There's the air of stuffy, often grim reverence, alternately suggesting a stern English teacher and a Monty Python parody of Masterpiece Theatre. There's the derivative score, offering vehicles for histrionic showboating in lieu of memorable original tunes.
Broadway newcomer Jill Santoriello, who wrote Tale's book, music and lyrics, is clearly passionate about the material. And it's impossible not to be moved by the story of gentle, generous Lucie Manette, whose father is wrongly imprisoned before the French Revolution, and Sydney Carton, the dissolute banister whose unrequited love for Lucie inspires the ultimate sacrifice.

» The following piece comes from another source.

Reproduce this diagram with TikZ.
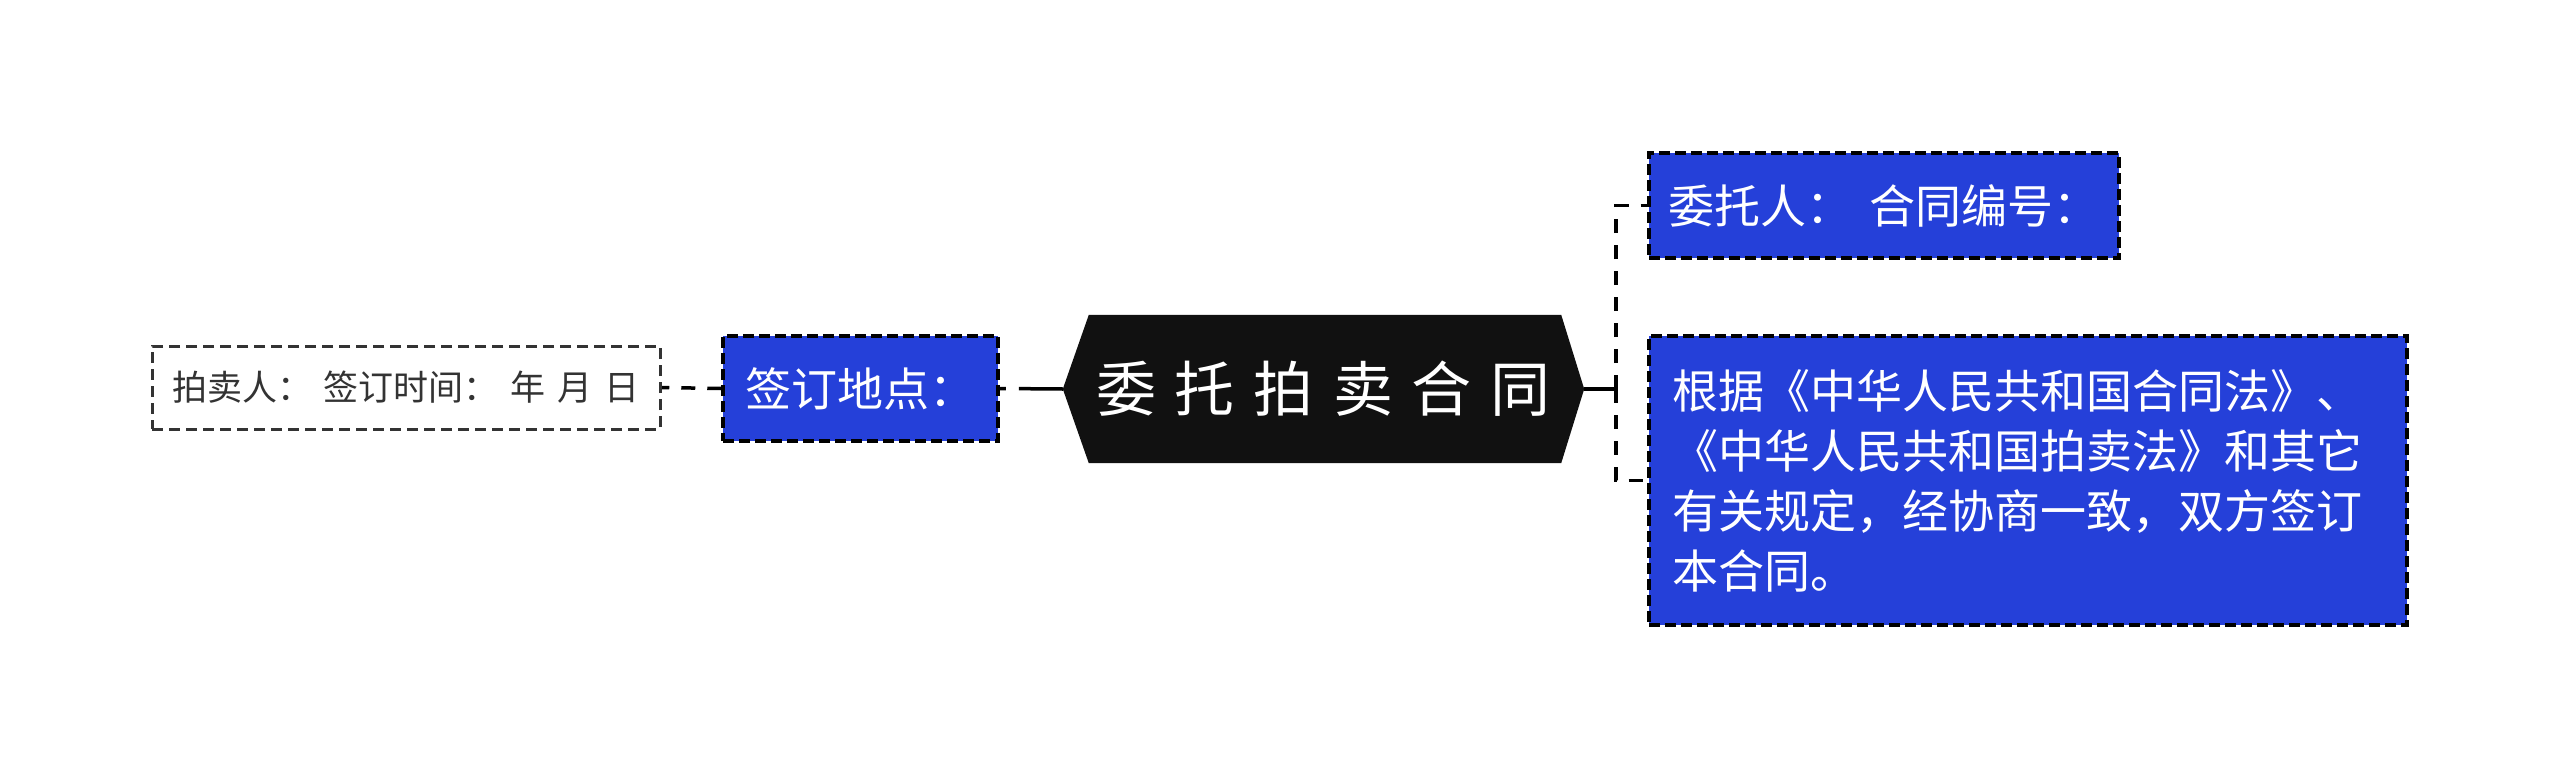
\documentclass[tikz,border=0pt]{standalone}
\usepackage{fontspec}
\newfontfamily\cjk{Noto Sans CJK SC}
\usetikzlibrary{backgrounds}
\definecolor{nodeblue}{RGB}{37,64,217}
\definecolor{hexfill}{RGB}{17,17,17}
\definecolor{greyline}{RGB}{51,51,51}
\begin{document}
\begin{tikzpicture}[x=1pt,y=-1pt,
  bluebox/.style={draw=black, line width=3.5pt, dash pattern=on 11pt off 5pt, fill=nodeblue, text=white,
    font=\cjk\fontsize{46}{60}\selectfont, inner sep=0pt, minimum height=105pt},
  whitebox/.style={draw=greyline, line width=3pt, dash pattern=on 11pt off 6pt, fill=white, text=greyline,
    font=\cjk\fontsize{35}{42}\selectfont, inner sep=0pt},
  hexnode/.style={text=white, font=\cjk\fontsize{60}{72}\selectfont, inner sep=0pt},
  conn/.style={draw=black, line width=3.5pt},
  dconn/.style={conn, dash pattern=on 14pt off 12pt}]
\useasboundingbox (0,0) rectangle (2560,779);

\node[hexnode, minimum width=521pt, minimum height=148pt] (root) at (1323.5,389)
  {委\hspace{19pt}托\hspace{19pt}拍\hspace{19pt}卖\hspace{19pt}合\hspace{19pt}同};
\node[bluebox, minimum width=275pt] (place) at (860.5,388.5) {签订地点：};
\node[whitebox, minimum width=508pt, minimum height=83pt] (seller) at (406,387.5)
  {拍卖人：\hspace{12pt}签订时间：\hspace{12pt}年\hspace{12pt}月\hspace{12pt}日};
\node[bluebox, minimum width=470pt] (client) at (1884,205.5) {委托人：\hspace{17pt}合同编号：};
\node[bluebox, text width=712pt, inner xsep=23pt, minimum height=289pt, align=left] (basis) at (2028,480.5)
  {根据《中华人民共和国合同法》、\\《中华人民共和国拍卖法》和其它\\有关规定，经协商一致，双方签订\\本合同。};
\coordinate (j) at (1616,389);

\begin{scope}[on background layer]
  \fill[white] (0,0) rectangle (2560,779);
  \fill[hexfill] (root.west) -- ([xshift=26pt]root.north west) -- ([xshift=-23pt]root.north east)
    -- (root.east) -- ([xshift=-23pt]root.south east) -- ([xshift=26pt]root.south west) -- cycle;
  \draw[conn, dash pattern=on 44pt off 13pt on 30pt off 13pt] (root.west) -- (place.east);
  \draw[dconn] (place.west) -- (seller.east);
  \draw[conn] (root.east) -- (j);
  \draw[dconn] (j) |- (client.west);
  \draw[dconn] (j) |- (basis.west);
\end{scope}
\end{tikzpicture}
\end{document}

But if Santoriello hasn't quite given us Dickens for Dummies, her Tale oversimplifies the class and moral struggles of the book, and reduces its poignance to sentimentality. The Marquis St. Evremonde, brought to life by a preening Les Minski, is a cartoon character of a villain, reveling in the killing and disfigurement of peasant children. Little Lucie, the heroine's daughter, played by the adorable Catherine Missal, has perfect manners and even more perfect diction.
As Carton, the robust-voiced Barbour gets to be ironic at times, but his winking witticisms seem jarringly out of place with the show's heavy-handed tone. It's as if Santoriello were trying to acknowledge the postmodern sensibilities of today's campier musicals while championing the kind of bombast that they mock.
Brandi Burkhardt's Lucie sings prettily, if a little shrilly in the upper register, but acts as if she just graduated the Sarah Brightman Ingénue School, clasping her hands together and over-enunciating like a beauty-pageant contestant. As the scheming Madame Defarge, Natalie Toro is even more of a caricature, singing about revolution and vengeance in a piercing shriek that suggests she's half-expecting Robespierre, or perhaps Simon Cowell, to be in the audience.
Stage veteran Gregg Edelman delivers a more nuanced and compelling performance as Lucie's dad, but his haunted Dr. Manette cannot alone inject the grace and buoyancy this Tale lacks. Let's hope the new season brings far, far better options for musical fans.